Padded bike shorts can really make extended rides more comfortable, and they don’t even have to be tight-fitting Spandex. Mountain bike shorts (available at your local bike shop) tend to be baggier, just as comfortable and fine for doubling as casual shorts.
Bike jerseys with 2-3 pockets on the back can also maximize your comfort and convenience. They don’t have to be loud colors like racing jerseys, and the pockets are convenient for everything from digital cameras to suntan lotion. It’s faster to grab from a pocket than to get off your bike and search your bag.
This packing list may also be helpful.
Since many rental bikes come with saddlebags but not handlebar bags, many people find a map holder helpful so that you don’t have to keep pulling increasingly wet, sweaty paper from your pockets.
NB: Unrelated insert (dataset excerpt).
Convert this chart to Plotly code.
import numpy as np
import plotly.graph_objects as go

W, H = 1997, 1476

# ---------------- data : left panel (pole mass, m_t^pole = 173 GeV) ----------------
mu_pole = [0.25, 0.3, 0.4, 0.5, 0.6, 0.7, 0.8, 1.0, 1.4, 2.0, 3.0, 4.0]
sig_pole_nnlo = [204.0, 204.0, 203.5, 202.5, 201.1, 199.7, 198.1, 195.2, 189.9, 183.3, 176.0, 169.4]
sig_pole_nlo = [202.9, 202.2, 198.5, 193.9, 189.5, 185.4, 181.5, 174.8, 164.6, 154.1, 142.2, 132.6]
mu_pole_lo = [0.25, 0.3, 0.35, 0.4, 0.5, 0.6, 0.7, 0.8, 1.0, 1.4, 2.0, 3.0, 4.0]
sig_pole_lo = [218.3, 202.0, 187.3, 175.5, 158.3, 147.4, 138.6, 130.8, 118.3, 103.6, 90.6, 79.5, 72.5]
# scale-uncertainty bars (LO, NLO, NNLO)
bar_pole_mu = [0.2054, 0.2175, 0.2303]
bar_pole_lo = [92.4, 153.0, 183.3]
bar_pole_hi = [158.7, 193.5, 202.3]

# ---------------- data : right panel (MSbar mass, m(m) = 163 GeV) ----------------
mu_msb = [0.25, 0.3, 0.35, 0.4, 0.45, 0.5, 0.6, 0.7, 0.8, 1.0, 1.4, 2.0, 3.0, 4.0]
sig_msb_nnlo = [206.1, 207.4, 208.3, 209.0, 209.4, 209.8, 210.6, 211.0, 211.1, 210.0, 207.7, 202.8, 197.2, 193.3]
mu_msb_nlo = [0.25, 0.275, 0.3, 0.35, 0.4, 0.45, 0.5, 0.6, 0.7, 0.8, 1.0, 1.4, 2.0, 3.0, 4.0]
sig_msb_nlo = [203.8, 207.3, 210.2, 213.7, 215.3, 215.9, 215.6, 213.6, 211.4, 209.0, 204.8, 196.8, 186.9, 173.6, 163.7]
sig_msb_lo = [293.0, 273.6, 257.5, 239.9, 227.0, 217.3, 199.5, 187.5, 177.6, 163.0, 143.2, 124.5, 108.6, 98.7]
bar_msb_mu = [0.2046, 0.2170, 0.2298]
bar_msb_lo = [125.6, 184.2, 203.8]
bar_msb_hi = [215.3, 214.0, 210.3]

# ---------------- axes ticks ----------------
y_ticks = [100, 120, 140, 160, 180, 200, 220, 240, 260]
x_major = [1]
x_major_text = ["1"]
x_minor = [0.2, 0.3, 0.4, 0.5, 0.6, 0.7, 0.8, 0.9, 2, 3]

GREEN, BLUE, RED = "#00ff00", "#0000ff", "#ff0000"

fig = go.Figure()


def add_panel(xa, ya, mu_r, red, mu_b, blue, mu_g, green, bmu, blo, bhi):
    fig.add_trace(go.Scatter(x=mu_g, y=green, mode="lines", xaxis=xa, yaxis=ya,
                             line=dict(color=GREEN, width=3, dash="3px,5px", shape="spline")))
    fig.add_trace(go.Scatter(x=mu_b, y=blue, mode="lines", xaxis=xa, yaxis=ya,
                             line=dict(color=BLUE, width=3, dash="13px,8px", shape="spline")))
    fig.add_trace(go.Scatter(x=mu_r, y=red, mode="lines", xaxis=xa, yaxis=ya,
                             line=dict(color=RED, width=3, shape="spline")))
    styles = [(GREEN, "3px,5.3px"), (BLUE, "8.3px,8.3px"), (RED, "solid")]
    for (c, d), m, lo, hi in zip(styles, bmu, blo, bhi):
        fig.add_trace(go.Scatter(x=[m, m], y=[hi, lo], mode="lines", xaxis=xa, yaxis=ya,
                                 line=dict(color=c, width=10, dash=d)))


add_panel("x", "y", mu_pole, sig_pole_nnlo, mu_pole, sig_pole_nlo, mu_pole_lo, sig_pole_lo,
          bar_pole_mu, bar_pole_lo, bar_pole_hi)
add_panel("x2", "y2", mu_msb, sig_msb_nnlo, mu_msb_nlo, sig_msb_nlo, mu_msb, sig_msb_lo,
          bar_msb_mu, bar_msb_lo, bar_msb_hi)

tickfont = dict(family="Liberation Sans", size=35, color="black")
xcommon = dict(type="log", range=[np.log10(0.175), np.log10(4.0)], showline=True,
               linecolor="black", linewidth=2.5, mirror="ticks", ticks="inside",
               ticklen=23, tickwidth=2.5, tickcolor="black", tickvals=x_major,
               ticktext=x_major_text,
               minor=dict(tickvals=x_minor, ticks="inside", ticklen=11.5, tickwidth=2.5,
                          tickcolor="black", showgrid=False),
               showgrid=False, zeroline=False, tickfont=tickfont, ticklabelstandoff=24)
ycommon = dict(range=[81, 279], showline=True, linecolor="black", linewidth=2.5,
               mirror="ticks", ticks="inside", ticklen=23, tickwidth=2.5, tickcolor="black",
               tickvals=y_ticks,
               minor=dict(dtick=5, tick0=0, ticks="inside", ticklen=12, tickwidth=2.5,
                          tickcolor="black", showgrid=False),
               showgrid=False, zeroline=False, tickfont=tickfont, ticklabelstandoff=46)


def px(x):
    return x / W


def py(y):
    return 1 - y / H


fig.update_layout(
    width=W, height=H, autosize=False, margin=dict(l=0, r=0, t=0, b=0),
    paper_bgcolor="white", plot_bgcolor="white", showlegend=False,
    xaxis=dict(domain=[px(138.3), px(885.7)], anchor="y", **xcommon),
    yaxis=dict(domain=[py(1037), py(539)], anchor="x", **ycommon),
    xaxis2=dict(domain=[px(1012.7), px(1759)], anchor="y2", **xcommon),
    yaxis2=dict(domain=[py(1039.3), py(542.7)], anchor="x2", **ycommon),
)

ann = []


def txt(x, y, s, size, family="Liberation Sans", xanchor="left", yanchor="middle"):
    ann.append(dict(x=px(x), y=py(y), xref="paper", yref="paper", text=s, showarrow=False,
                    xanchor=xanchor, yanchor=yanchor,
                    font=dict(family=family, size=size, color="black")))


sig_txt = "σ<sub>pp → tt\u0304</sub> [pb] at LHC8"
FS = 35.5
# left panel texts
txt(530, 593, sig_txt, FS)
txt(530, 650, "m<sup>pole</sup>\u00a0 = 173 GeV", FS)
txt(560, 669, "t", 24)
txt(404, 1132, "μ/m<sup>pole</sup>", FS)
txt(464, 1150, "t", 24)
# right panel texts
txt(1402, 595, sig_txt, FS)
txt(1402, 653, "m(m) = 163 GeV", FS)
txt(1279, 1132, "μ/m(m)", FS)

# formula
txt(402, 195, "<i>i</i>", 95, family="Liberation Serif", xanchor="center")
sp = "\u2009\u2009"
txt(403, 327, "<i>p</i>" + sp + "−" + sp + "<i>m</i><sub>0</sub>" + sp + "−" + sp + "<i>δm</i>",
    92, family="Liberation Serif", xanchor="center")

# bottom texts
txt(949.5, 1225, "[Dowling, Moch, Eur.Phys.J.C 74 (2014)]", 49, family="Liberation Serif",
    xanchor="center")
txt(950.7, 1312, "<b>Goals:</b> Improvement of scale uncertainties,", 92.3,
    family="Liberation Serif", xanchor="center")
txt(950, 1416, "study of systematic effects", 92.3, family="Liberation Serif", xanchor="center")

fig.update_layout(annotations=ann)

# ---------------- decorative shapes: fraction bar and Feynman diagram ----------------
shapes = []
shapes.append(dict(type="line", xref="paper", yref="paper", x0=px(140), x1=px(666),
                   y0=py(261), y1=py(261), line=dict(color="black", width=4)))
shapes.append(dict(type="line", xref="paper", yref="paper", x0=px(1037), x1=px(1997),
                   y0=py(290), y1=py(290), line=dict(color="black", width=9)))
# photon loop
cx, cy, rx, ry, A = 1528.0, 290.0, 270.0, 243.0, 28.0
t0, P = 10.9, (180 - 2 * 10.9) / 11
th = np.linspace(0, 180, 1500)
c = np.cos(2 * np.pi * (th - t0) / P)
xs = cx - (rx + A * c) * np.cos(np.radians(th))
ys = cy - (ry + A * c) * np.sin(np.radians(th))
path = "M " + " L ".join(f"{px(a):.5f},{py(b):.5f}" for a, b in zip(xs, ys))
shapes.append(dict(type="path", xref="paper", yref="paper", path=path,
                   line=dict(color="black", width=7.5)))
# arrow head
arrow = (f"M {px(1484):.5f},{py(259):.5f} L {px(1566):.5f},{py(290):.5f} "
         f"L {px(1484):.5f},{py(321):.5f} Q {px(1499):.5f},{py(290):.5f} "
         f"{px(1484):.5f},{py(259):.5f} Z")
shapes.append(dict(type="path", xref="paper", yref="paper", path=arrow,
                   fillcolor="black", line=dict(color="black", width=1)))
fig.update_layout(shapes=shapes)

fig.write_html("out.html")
These plastic sleeves attach to your handlebars and make for easy reference to the route maps provided by the tour operator.
Even with the saddlebags, you may wish to bring a day pack that you can drop into the bag and lift out when you go exploring by foot or stop at a restaurant. That way, you don’t have to leave valuables behind or take off the saddlebags each time. Another option is a waist pack.
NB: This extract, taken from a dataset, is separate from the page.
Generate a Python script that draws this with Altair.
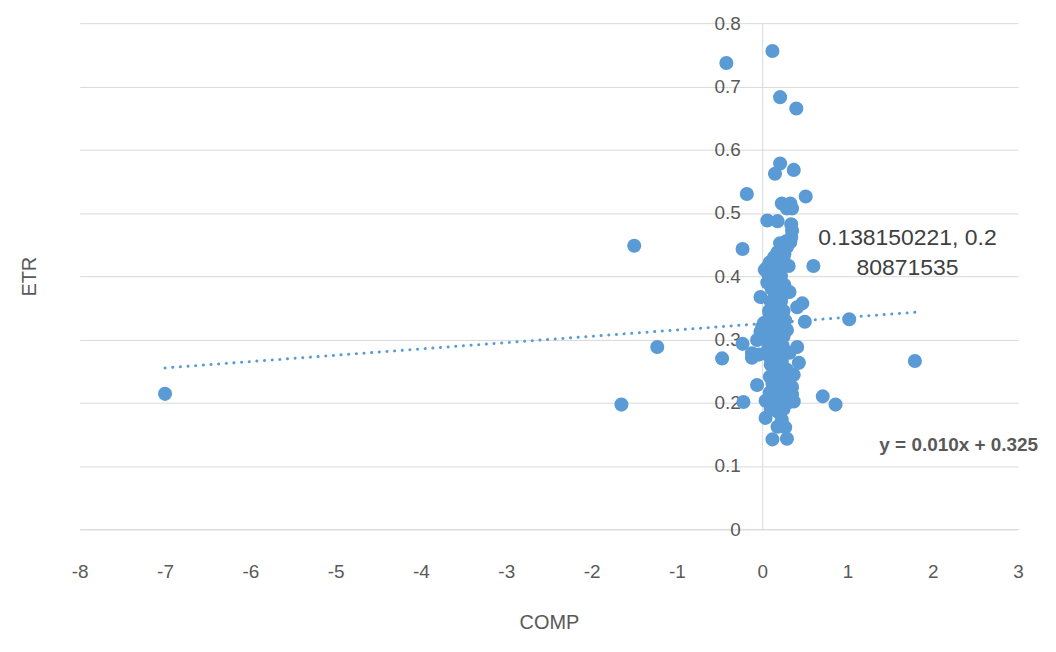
import altair as alt
import pandas as pd

# ---- data ----
comp = [-7.00, -1.50, -1.65, -1.23, -0.47, -0.42, -0.23, -0.18, -0.23, -0.22,
        -0.12, -0.12, -0.06, 0.12, 0.21, 0.40, 0.21, 0.15, 0.37, 0.51,
        0.23, 0.33, 0.29, 0.35, 0.06, 0.18, 0.34, 0.35, 0.34, 0.33,
        0.29, 0.23, 0.18, 0.14, 0.09, 0.06, 0.21, 0.31, 0.60, 0.12,
        0.06, 0.18, 0.26, -0.02, 0.15, 0.32, 0.47, 0.41, 0.18, 0.09,
        0.21, 0.50, 1.02, 0.02, -0.02, 0.14, 0.29, -0.06, 0.06, 0.21,
        0.41, -0.04, 0.32, 0.43, 0.09, 0.14, 0.29, 0.37, 0.09, 0.35,
        0.21, 0.09, 0.35, 0.26, 0.04, 0.37, 0.15, 0.71, 0.86, 1.79,
        0.18, 0.04, 0.23, 0.27, 0.18, 0.12, 0.29, 0.138150221,
        0.02, 0.05, 0.10, 0.12, 0.16, 0.20, 0.25, 0.08, 0.11, 0.17,
        0.24, 0.27, 0.05, 0.20, 0.23, 0.16, 0.10, 0.25, 0.20, 0.15,
        0.28, 0.24, 0.18, 0.12, 0.30, 0.27, 0.17, 0.22, 0.30, 0.10,
        0.25, 0.13, 0.10, 0.22, 0.25, 0.08, 0.16, 0.27, 0.12, 0.11,
        0.20, 0.24, 0.14, 0.08, 0.16, 0.22, 0.13, 0.25, 0.19, 0.03,
        0.28, 0.21, 0.26, 0.00]
etr = [0.214, 0.448, 0.197, 0.288, 0.270, 0.737, 0.443, 0.530, 0.293, 0.201,
       0.278, 0.271, 0.228, 0.756, 0.683, 0.665, 0.578, 0.562, 0.568, 0.526,
       0.515, 0.515, 0.507, 0.507, 0.488, 0.487, 0.482, 0.472, 0.461, 0.454,
       0.446, 0.444, 0.438, 0.430, 0.422, 0.414, 0.417, 0.416, 0.416, 0.417,
       0.390, 0.394, 0.386, 0.367, 0.367, 0.375, 0.357, 0.351, 0.351, 0.339,
       0.335, 0.328, 0.332, 0.326, 0.312, 0.320, 0.315, 0.299, 0.296, 0.294,
       0.288, 0.276, 0.279, 0.263, 0.272, 0.257, 0.252, 0.244, 0.241, 0.225,
       0.224, 0.216, 0.213, 0.210, 0.203, 0.202, 0.200, 0.210, 0.197, 0.266,
       0.186, 0.176, 0.173, 0.161, 0.162, 0.142, 0.143, 0.280871535,
       0.305, 0.315, 0.305, 0.310, 0.300, 0.310, 0.305, 0.290, 0.285, 0.285,
       0.290, 0.280, 0.280, 0.275, 0.265, 0.270, 0.260, 0.255, 0.250, 0.245,
       0.240, 0.235, 0.232, 0.230, 0.230, 0.220, 0.215, 0.205, 0.200, 0.190,
       0.190, 0.350, 0.360, 0.360, 0.345, 0.345, 0.330, 0.330, 0.325, 0.380,
       0.380, 0.370, 0.390, 0.400, 0.405, 0.400, 0.410, 0.425, 0.420, 0.410,
       0.455, 0.452, 0.435, 0.320]

labelled_x = [0.138150221]
labelled_y = [0.280871535]
labelled_text = ["0.138150221, 0.2\n80871535"]

trend_slope = 0.010
trend_intercept = 0.325
trend_text = ["y = 0.010x + 0.325"]

x_domain = [-8, 3]
y_domain = [0, 0.8]
x_ticks = [-8, -7, -6, -5, -4, -3, -2, -1, 0, 1, 2, 3]
y_ticks = [0, 0.1, 0.2, 0.3, 0.4, 0.5, 0.6, 0.7, 0.8]

# ---- layout ----
W, H = 942, 508
zero_px = W * (0 - x_domain[0]) / (x_domain[1] - x_domain[0])
BLUE = "#5b9bd5"
GRID = "#d9d9d9"
TXT = "#595959"
FONT = "Liberation Sans"

pts = pd.DataFrame({"COMP": comp, "ETR": etr})
xmin, xmax = min(comp), max(comp)
trend = pd.DataFrame({
    "COMP": [xmin, xmax],
    "ETR": [trend_slope * xmin + trend_intercept, trend_slope * xmax + trend_intercept],
})
trend_end = pd.DataFrame({
    "COMP": [xmax],
    "ETR": [trend_slope * xmax + trend_intercept],
    "t": trend_text,
})
lab = pd.DataFrame({"COMP": labelled_x, "ETR": labelled_y, "t": labelled_text})

xs = alt.Scale(domain=x_domain, nice=False, zero=False)
ys = alt.Scale(domain=y_domain, nice=False, zero=False)

x_axis = alt.Axis(values=x_ticks, grid=False, ticks=False, domainColor=GRID,
                  domainWidth=1, labelColor=TXT, labelFont=FONT, labelFontSize=19,
                  labelExpr="datum.value + ''", labelFlush=False,
                  labelPadding=33, title="COMP", titleFont=FONT, titleFontSize=20,
                  titleFontWeight="normal", titleColor=TXT, titlePadding=32)
y_axis = alt.Axis(values=y_ticks, grid=True, gridColor=GRID, gridWidth=1,
                  ticks=False, domainColor=GRID, domainWidth=1, offset=-zero_px,
                  labelColor=TXT, labelFont=FONT, labelFontSize=19, labelPadding=22,
                  labelFlush=False,
                  format=".1~f", title="ETR", titleFont=FONT, titleFontSize=20,
                  titleFontWeight="normal", titleColor=TXT, titleAngle=270,
                  titleAlign="center", titleBaseline="middle",
                  titleX=-50 - zero_px, titleY=H / 2)

points = alt.Chart(pts).mark_circle(size=200, color=BLUE, opacity=1).encode(
    x=alt.X("COMP:Q", scale=xs, axis=x_axis),
    y=alt.Y("ETR:Q", scale=ys, axis=y_axis),
)

line = alt.Chart(trend).mark_line(color=BLUE, strokeWidth=3, strokeDash=[0.1, 7.6],
                                  strokeCap="round").encode(
    x=alt.X("COMP:Q", scale=xs), y=alt.Y("ETR:Q", scale=ys))

eq = alt.Chart(trend_end).mark_text(dx=44, dy=133, fontSize=19, fontWeight="bold",
                                    font=FONT, color=TXT, align="center",
                                    baseline="middle").encode(
    x=alt.X("COMP:Q", scale=xs), y=alt.Y("ETR:Q", scale=ys), text="t:N")

label = alt.Chart(lab).mark_text(dx=134, dy=-114, fontSize=23, font=FONT,
                                 color="#404040", align="center", baseline="middle",
                                 lineBreak="\n", lineHeight=30).encode(
    x=alt.X("COMP:Q", scale=xs), y=alt.Y("ETR:Q", scale=ys), text="t:N")

chart = alt.layer(line, points, label, eq).properties(
    width=W, height=H,
    padding={"left": 72, "top": 14, "right": 30, "bottom": 110},
    autosize=alt.AutoSizeParams(type="none"),
).configure_view(stroke=None)

chart.save("out.html", embed_options={"renderer": "svg", "actions": False})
Voltage and plug types differ around the world. Check out this listing by country to see what kind of adaptors and/or converters you need if you're taking any electronics. (Note that European countries use a 220-volt current but different plugs.) Local electronics stores should have adapters and converters, or check with Travel Essentials.
One of the top questions we get is whether the hotels have hairdryers. Well, some do and some don’t. Since many American models have the wrong voltage (and are heavy), we recommend a travel dryer that has a switch for 110 and 220 voltage.